# TSC Herbicide Sprays?



## whitmerlegacyfarm (Aug 26, 2011)

Hey guys I just got permission to spray the biggest field I have a free lease on and my ag supply store doesn't open till Monday. I wanted to try and get in there tomorrow and spray so was wondering if TSC sells a decent herbicide I can spray on this 20ac field to knock back the milkweed and dogbane? I have 2,4-D ester now, I know it's warm but it seems to be doing a ok job on knocking the milkweed back. I guess I can wait but till Monday, but I need to get this sprayed asap as the weeds are young and coming on strong. I don't won't to cheap out here i'd like to get a nice 2nd cut off this 20 ac field, I guess if I knock it back with 2,4D now and after 2nd cut get a stronger herbicide that might be better? Closer to fall maybe get a better hold of them now?

There is a lot of nice timothy and orchard grass in this big field.

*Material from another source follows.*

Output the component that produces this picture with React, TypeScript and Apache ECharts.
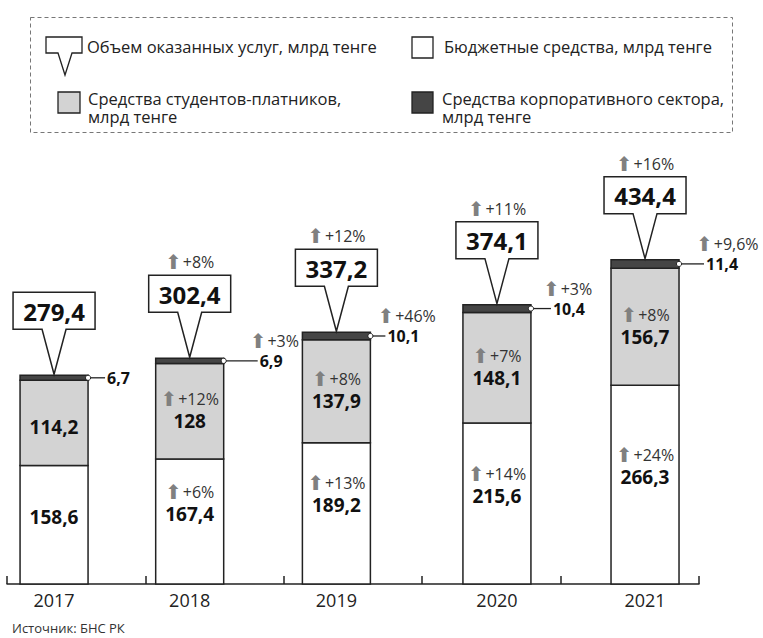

I have used 2,4D ester and just recently used Crossbow/Candor, candor seemed to work very well but was expensive and I put 2pt to the acre of either one when used.

Thanks guys


----------



## FarmerCline (Oct 12, 2011)

It's too warm now to use 2,4d ester....if you want to use 2,4d you need to use the amine formulation. I don't know if 2,4d will do much to milkweeds though and I have no idea what chemicals tractor supply carries as I don't do much business there.


----------



## swmnhay (Jun 13, 2008)

Just picked up a gal of 24D Amine at TSC here.


----------



## endrow (Dec 15, 2011)

I live 30 miles from you WITH 90 degree temps 50to70% humidity I would no way spray anything that is the slightest bit volatile that is any 2-4ds or Dicambas . Are there sensitive crops or plants within A quarter of a mile... I know a lot of you talked about an acre or 2.. but 20 acres with enough product to knock down milk weed in this weather talk to an agronomist


----------



## Texasmark (Dec 20, 2011)

My milkweeds don't know they've been hit with Amine even when using a pump up spot sprayer and driving around the pasture smacking them one at a time.

Glyphosphate helps.

Probably won't have a problem with them on your second cutting if you can get over the first. Clipping them short will stunt them for awhile.

My experiences,

Mark


----------